→ **Given instruction**
Starting at the top of the listing, extract every line up to and including the one with "var yTicks = [-60, -40, -20, 0, 20, 40, 60];". Pictures stay out of the copy.
============================================================
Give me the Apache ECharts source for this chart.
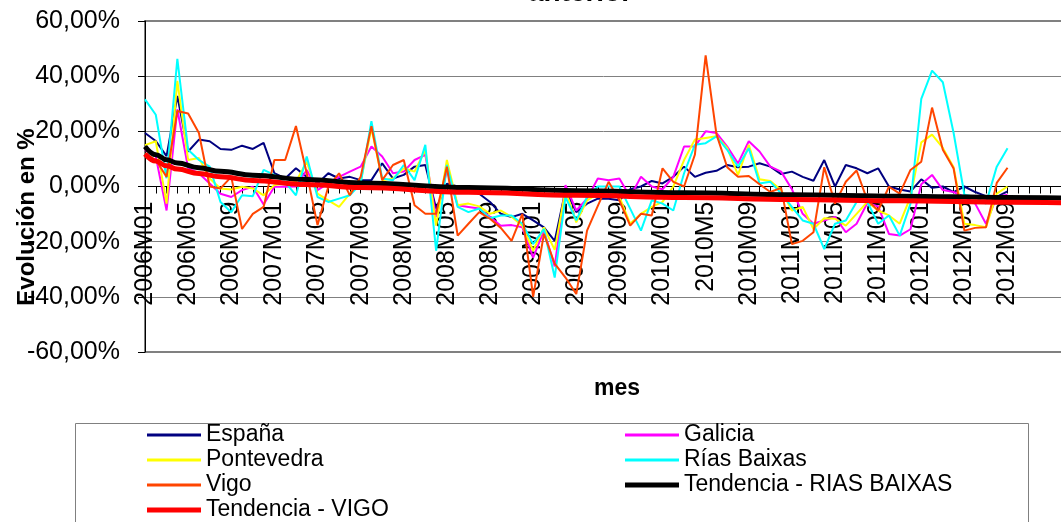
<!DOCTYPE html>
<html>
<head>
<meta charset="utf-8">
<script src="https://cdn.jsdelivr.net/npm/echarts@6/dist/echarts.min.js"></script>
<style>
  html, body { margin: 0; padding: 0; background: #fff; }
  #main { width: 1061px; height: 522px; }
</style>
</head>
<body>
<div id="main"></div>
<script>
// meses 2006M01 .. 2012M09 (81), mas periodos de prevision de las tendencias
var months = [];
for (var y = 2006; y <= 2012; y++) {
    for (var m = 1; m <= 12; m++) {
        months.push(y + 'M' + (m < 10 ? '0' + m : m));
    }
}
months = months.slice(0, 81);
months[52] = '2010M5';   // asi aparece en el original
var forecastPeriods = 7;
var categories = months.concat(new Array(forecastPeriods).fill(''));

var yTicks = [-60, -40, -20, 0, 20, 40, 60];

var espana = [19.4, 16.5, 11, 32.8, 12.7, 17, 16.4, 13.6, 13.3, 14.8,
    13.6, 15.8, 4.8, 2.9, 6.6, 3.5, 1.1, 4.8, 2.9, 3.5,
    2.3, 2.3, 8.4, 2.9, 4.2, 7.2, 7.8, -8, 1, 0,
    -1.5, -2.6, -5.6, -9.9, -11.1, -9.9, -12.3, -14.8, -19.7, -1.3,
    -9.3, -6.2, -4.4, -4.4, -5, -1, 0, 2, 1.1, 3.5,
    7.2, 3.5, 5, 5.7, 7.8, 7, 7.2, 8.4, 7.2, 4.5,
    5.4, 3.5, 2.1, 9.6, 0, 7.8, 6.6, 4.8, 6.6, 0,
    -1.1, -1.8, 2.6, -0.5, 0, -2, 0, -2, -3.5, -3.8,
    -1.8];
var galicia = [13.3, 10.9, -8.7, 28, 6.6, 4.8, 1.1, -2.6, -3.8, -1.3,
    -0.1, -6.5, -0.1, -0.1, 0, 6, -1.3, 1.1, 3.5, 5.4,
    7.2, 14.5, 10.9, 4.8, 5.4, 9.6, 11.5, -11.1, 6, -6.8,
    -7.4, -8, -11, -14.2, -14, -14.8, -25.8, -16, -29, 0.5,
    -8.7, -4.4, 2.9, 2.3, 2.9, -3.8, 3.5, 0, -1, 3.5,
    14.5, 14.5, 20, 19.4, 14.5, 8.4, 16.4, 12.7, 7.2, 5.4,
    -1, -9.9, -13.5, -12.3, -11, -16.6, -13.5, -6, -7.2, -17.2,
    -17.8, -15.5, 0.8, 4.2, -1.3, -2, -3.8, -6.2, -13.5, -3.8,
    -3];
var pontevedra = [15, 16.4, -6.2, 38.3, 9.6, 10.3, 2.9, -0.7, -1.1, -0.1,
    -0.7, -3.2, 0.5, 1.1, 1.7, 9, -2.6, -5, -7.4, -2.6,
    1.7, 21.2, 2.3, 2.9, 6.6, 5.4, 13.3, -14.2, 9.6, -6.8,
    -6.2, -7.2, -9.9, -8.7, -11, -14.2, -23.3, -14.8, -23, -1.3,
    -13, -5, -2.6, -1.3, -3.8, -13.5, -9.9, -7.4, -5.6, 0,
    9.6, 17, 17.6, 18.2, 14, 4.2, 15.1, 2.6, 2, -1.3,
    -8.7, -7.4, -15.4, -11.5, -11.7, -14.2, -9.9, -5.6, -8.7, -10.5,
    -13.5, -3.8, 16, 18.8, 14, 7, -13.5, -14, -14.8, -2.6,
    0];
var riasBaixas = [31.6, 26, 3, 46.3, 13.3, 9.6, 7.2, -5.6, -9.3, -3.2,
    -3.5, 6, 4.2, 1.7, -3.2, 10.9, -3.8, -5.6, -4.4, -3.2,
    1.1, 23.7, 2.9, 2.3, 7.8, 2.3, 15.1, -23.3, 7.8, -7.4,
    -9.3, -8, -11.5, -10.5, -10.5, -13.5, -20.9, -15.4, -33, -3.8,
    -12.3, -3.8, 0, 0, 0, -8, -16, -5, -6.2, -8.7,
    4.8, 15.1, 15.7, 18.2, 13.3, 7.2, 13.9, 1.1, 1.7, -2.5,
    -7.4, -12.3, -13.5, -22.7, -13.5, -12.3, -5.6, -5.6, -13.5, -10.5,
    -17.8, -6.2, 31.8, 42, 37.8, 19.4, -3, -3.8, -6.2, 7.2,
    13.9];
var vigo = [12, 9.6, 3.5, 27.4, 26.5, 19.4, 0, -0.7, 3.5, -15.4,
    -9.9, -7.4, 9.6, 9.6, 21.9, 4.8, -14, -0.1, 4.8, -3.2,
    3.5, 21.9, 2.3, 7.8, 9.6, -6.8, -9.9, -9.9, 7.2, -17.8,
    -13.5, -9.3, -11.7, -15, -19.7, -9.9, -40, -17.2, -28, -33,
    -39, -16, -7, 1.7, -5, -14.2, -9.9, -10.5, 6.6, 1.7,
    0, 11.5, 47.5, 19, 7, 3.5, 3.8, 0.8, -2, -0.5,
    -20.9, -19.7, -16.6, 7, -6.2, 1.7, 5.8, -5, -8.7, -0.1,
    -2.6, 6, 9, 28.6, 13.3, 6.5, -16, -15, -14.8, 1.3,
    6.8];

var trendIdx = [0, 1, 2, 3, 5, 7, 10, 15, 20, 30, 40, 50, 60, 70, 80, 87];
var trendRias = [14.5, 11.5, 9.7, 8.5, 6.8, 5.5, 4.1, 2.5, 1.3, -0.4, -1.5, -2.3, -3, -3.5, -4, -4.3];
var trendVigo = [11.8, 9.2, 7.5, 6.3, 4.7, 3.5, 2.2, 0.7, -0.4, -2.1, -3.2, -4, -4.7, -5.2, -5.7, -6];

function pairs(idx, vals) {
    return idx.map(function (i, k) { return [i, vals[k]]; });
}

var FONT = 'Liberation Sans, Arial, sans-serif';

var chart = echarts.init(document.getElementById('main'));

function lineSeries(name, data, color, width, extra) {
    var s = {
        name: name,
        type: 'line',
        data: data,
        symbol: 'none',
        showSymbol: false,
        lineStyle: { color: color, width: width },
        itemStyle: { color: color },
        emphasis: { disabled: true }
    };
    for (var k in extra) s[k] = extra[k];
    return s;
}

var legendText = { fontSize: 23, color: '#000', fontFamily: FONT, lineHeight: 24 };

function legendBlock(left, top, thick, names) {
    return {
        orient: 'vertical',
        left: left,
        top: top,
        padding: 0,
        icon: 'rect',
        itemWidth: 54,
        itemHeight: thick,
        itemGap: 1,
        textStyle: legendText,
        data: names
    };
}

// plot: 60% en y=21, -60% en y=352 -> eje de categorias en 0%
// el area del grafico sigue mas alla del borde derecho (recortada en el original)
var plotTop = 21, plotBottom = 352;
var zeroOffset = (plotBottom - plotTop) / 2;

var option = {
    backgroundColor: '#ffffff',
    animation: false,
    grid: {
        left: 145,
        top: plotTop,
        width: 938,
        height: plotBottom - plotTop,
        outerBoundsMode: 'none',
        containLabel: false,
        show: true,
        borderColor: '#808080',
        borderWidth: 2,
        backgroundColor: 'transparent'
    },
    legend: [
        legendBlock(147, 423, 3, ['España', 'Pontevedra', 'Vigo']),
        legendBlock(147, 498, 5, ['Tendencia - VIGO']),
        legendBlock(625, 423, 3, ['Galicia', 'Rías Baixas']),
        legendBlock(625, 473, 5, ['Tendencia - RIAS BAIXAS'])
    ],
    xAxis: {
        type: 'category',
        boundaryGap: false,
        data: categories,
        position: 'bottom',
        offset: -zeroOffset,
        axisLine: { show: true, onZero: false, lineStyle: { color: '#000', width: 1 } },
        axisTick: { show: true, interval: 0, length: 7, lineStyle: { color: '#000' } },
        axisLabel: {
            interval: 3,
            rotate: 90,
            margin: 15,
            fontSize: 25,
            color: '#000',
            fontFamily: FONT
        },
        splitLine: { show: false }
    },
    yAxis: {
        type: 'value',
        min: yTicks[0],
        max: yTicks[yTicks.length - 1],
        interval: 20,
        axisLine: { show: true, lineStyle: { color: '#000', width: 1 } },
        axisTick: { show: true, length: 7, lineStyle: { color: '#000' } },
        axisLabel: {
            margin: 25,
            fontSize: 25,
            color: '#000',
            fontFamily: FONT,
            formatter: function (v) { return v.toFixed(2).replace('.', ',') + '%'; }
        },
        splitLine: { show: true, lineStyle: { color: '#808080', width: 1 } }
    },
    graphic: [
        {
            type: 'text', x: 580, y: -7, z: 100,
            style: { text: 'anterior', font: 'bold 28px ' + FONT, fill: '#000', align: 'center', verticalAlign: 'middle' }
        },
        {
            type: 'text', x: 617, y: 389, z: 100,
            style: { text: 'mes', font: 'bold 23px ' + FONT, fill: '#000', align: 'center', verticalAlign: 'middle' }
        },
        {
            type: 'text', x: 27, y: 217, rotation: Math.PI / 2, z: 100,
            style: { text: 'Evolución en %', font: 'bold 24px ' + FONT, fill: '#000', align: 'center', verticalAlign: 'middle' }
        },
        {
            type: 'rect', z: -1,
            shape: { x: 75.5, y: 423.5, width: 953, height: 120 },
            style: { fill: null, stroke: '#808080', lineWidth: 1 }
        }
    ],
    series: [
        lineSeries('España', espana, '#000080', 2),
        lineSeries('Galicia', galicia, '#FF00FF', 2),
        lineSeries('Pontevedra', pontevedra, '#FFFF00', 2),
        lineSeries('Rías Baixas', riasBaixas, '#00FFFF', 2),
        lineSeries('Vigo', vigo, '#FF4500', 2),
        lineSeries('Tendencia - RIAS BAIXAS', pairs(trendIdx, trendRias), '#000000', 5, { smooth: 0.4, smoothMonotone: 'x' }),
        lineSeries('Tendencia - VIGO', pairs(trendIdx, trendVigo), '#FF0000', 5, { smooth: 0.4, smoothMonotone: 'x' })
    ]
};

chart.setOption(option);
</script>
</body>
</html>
============================================================
→ **Solution to this exercise**
Give me the Apache ECharts source for this chart.
<!DOCTYPE html>
<html>
<head>
<meta charset="utf-8">
<script src="https://cdn.jsdelivr.net/npm/echarts@6/dist/echarts.min.js"></script>
<style>
  html, body { margin: 0; padding: 0; background: #fff; }
  #main { width: 1061px; height: 522px; }
</style>
</head>
<body>
<div id="main"></div>
<script>
// meses 2006M01 .. 2012M09 (81), mas periodos de prevision de las tendencias
var months = [];
for (var y = 2006; y <= 2012; y++) {
    for (var m = 1; m <= 12; m++) {
        months.push(y + 'M' + (m < 10 ? '0' + m : m));
    }
}
months = months.slice(0, 81);
months[52] = '2010M5';   // asi aparece en el original
var forecastPeriods = 7;
var categories = months.concat(new Array(forecastPeriods).fill(''));

var yTicks = [-60, -40, -20, 0, 20, 40, 60];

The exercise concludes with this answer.